Вот на этих двух простых постулатах и держалось упрямо все его политическое мировоззрение. Кое-кто утверждал, что такой подход нельзя называть чрезмерно изощренным или глубоким. Однако же сравнение Рейгана с Биллом Клинтоном — единственным из американских президентов, кто за последние сорок лет провел в Белом доме два полных срока, — убеждает, что развитый интеллект как актив политического деятеля преувеличивать не следует.
Ум Билла Клинтона — это целый лабиринт извилин, через которые он пропускает различные противоречия и смысловые нюансы. Любая свежая мысль порождает в его сознании внутреннюю полемику, он взвешивает ее достоинства, рассматривает со всех сторон.

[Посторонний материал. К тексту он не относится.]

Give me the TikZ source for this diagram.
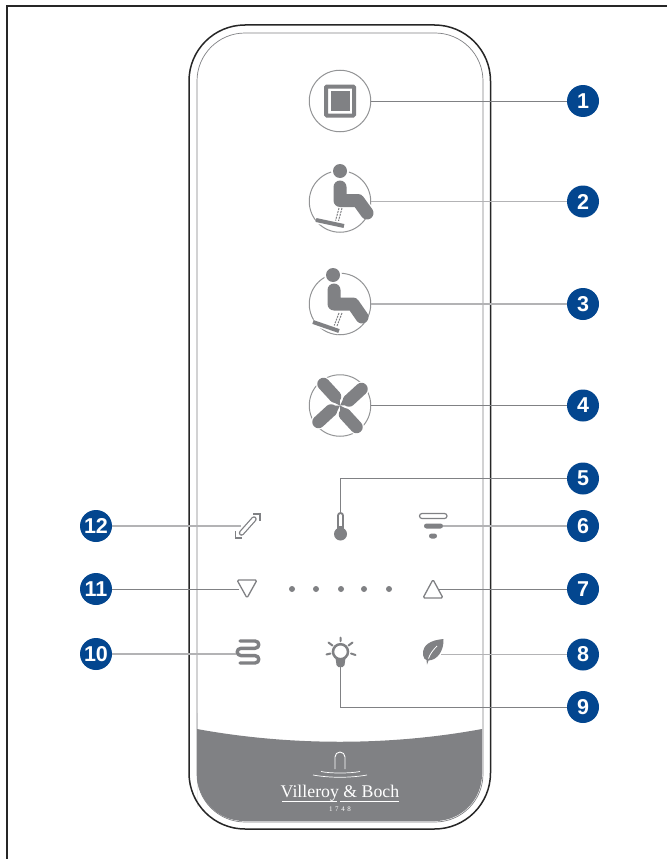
\documentclass[tikz,border=0pt]{standalone}
\usepackage{fontspec}
\setmainfont{Liberation Sans}
\newfontfamily\logofont{Liberation Serif}
\definecolor{keygray}{HTML}{808184}
\definecolor{badgeblue}{HTML}{03468F}
\tikzset{
 badge/.style={circle,fill=badgeblue,text=white,inner sep=0pt,minimum size=32pt,font=\fontsize{21.5}{21.5}\selectfont\bfseries},
 ring/.style={circle,draw=keygray!85,line width=1pt,inner sep=0pt,minimum size=61.5pt},
 leader/.style={draw=keygray,line width=1pt},
 leaderlight/.style={draw=keygray!60,line width=1.2pt},
 halo/.style={preaction={draw=white,line width=#1}},
 glyph/.style={draw=keygray,line cap=round,line join=round},
 pill/.style={rounded corners=2.5pt,line width=1.2pt},
}
\begin{document}
\begin{tikzpicture}[x=1pt,y=-1pt]
\useasboundingbox (0,0) rectangle (667,859);
\fill[white] (0,0) rectangle (667,859);
\draw[black!85,line width=2pt] (7,859) -- (7,6) -- (667,6);
% housing
\draw[black!85,line width=1.5pt,rounded corners=56pt] (189,25) rectangle (490.5,829);
\draw[keygray,line width=.7pt,rounded corners=48pt] (197,33) rectangle (483,822);
\fill[keygray] (197,729) .. controls (290,746) and (390,746) .. (482,729)
 [rounded corners=47pt] -- (482,821) -- (197,821) -- (197,760) [sharp corners] -- cycle;
% logo
\draw[white,line width=.9pt] (335,769) -- (335,757) arc[start angle=180,end angle=360,radius=5] -- (345,769);
\draw[white,line width=.7pt] (321,771.5) .. controls (330,773.5) and (350,773.5) .. (360,771.5);
\draw[white,line width=.7pt] (313,775) .. controls (330,778) and (350,778) .. (367,775);
\node (brand) at (340,797) [anchor=base,inner sep=0pt,text=white,font=\logofont\fontsize{17.8}{17.8}\selectfont] {Villeroy \& Boch};
\draw[white,line width=.6pt] (282,801) -- (337,801) (340,801) -- (399,801);
\node (year) at (340,809.5) [inner sep=0pt,text=white,font=\logofont\fontsize{7}{7}\selectfont] {1\hspace{2.6pt}7\hspace{2.6pt}4\hspace{2.6pt}8};
% round keys
\node[ring] (stopkey) at (340,101) {};
\node[ring] (seatkeya) at (340,201.5) {};
\node[ring] (seatkeyb) at (340,304) {};
\node[ring] (fankey) at (340,405.5) {};
\draw[keygray,line width=4pt,rounded corners=1pt] (326,86.5) rectangle (354,115.5);
\fill[keygray] (330.5,91) rectangle (350,111);
% seat one
\fill[white] (340,171) circle (9);
\fill[keygray] (340,171) circle (7);
\draw[glyph,line width=13pt,halo=15.5pt] (340,187) -- (340,200.5) -- (358,200.5) -- (367,213);
\draw[glyph,line width=1pt,dash pattern=on 2pt off 1pt,line cap=butt] (342,208) -- (338.5,221) (339,208) -- (335.5,221);
\draw[glyph,line width=4pt,line cap=butt,halo=7pt] (316,220) -- (344,226);
% seat two
\fill[white] (333,275) circle (9);
\fill[keygray] (333,275) circle (7);
\draw[glyph,line width=13pt,halo=15.5pt] (334,290) -- (334,304) -- (353,304) -- (362,317);
\draw[glyph,line width=1pt,dash pattern=on 2pt off 1pt,line cap=butt] (342,313) -- (337,326) (339,313) -- (334,326);
\draw[glyph,line width=4pt,line cap=butt,halo=7pt] (313,322) -- (339,331);
% fan
\foreach \a in {0,90,180,270} {
 \begin{scope}[shift={(fankey.center)},rotate=\a]
 \draw[white,line width=15pt,line cap=round] (18,-13.5) -- (21.5,-16.5);
 \fill[keygray] (0,0) -- (4.8,-9.6) -- (13.2,-.4) -- cycle;
 \draw[glyph,line width=12.5pt] (9,-5) -- (21.5,-16.5);
 \end{scope}
}
% thermometer
\draw[keygray,line width=1.8pt] (338,531) -- (338,515.5) arc[start angle=180,end angle=360,radius=2.5] -- (343,531);
\fill[keygray] (340.5,534) circle (6.5);
\fill[keygray] (338,526) rectangle (343,531);
\coordinate (thermotop) at (340.5,512);
% filter
\draw[keygray,pill] (419.5,513.5) rectangle (447,518.5);
\fill[keygray,rounded corners=2.5pt] (424,523.5) rectangle (443,528.5);
\fill[keygray,rounded corners=2.5pt] (429,533.5) rectangle (437,538.5);
\coordinate (filterend) at (443,526);
% resize
\draw[glyph,line width=5.5pt] (241.5,533) -- (254,519);
\draw[white,line width=3pt,line cap=round] (241.5,533) -- (254,519);
\draw[keygray,line width=1.5pt] (253,514) -- (260,514) -- (260,521);
\draw[keygray,line width=1.5pt] (235.5,531) -- (235.5,538) -- (242,538);
\coordinate (resizeend) at (241,526);
% triangles
\draw[keygray,line width=1.3pt,line join=round,rounded corners=1.5pt] (237,580) -- (257,580) -- (247,598) -- cycle;
\draw[keygray,line width=1.3pt,line join=round,rounded corners=1.5pt] (423,598) -- (443,598) -- (433,579.5) -- cycle;
\coordinate (downend) at (238.5,589);
\coordinate (upend) at (438,589);
\foreach \x in {292,316,341,364,389} \fill[keygray] (\x,589) circle (3);
% heater coil
\draw[glyph,line width=3.4pt] (240,641) -- (255,641) .. controls (260,641) and (260,648.3) .. (255,648.3)
 -- (241,648.3) .. controls (236,648.3) and (236,655.6) .. (241,655.6)
 -- (255,655.6) .. controls (260,655.6) and (260,663) .. (255,663) -- (240,663);
\coordinate (coilend) at (236,654);
% bulb
\draw[keygray,line width=2.5pt] (340.5,651.7) circle (7.5);
\fill[keygray] (335.5,658) -- (345.5,658) -- (344.5,665) -- (342.5,667) -- (338.5,667) -- (336.5,665) -- cycle;
\draw[glyph,line width=2pt] (340.5,637.5) -- (340.5,641) (328.5,642.5) -- (332.5,645.5) (352.5,642.5) -- (348.5,645.5)
 (326.5,654.5) -- (330.5,653.5) (355.5,655) -- (351,653.5);
\coordinate (bulbend) at (340.5,667);
% leaf
\fill[keygray] (443.5,639) .. controls (432,640) and (422,644) .. (423,655) .. controls (423.5,658) and (425,660) .. (426.5,660)
 -- (427,664.5) -- (428.5,660.5) .. controls (438,660) and (444,650) .. (443.5,639) -- cycle;
\draw[white,line width=.8pt] (428.5,658.5) .. controls (430,654) and (433,650) .. (437,646);
\coordinate (leafend) at (441,654.5);
% badges
\node[badge] (no1) at (583,101) {1};
\node[badge] (no2) at (583,201.5) {2};
\node[badge] (no3) at (583,304) {3};
\node[badge] (no4) at (583,405.5) {4};
\node[badge] (no5) at (583,478.5) {5};
\node[badge] (no6) at (583,526) {6};
\node[badge] (no7) at (583,589) {7};
\node[badge] (no8) at (583,654.5) {8};
\node[badge] (no9) at (583,707) {9};
\node[badge] (no10) at (96,654) {10};
\node[badge] (no11) at (96,589) {11};
\node[badge] (no12) at (96,526) {12};
% leaders
\draw[leader] (stopkey) -- (no1);
\draw[leaderlight] (seatkeya) -- (no2);
\draw[leaderlight] (seatkeyb) -- (no3);
\draw[leader] (fankey) -- (no4);
\draw[leader] (thermotop) |- (no5);
\draw[leaderlight] (filterend) -- (no6);
\draw[leader] (upend) -- (no7);
\draw[leaderlight] (leafend) -- (no8);
\draw[leader] (bulbend) |- (no9);
\draw[leaderlight] (no10) -- (coilend);
\draw[leader] (no11) -- (downend);
\draw[leaderlight] (no12) -- (resizeend);
\end{tikzpicture}
\end{document}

Искушенный в политических шахматах не менее, нежели Бобби Фишер в шахматах настоящих, Клинтон, прежде чем сделать ход, взвешивает любой возможный ответ соперника.
В стратегическом смысле Рейган — полная противоположность Клинтона не в последнюю очередь потому, что само понятие стратегии было ему едва ли не чуждо. Ум его был ясен и прям. Из всех возможных решений он выбирал простейшее. В то время как Клинтон испытывал ненасытный аппетит к новым понятиям и постоянно прикидывал варианты, Рейган всего лишь собирал пожитки, чтобы подороже продать уже имеющиеся идеи.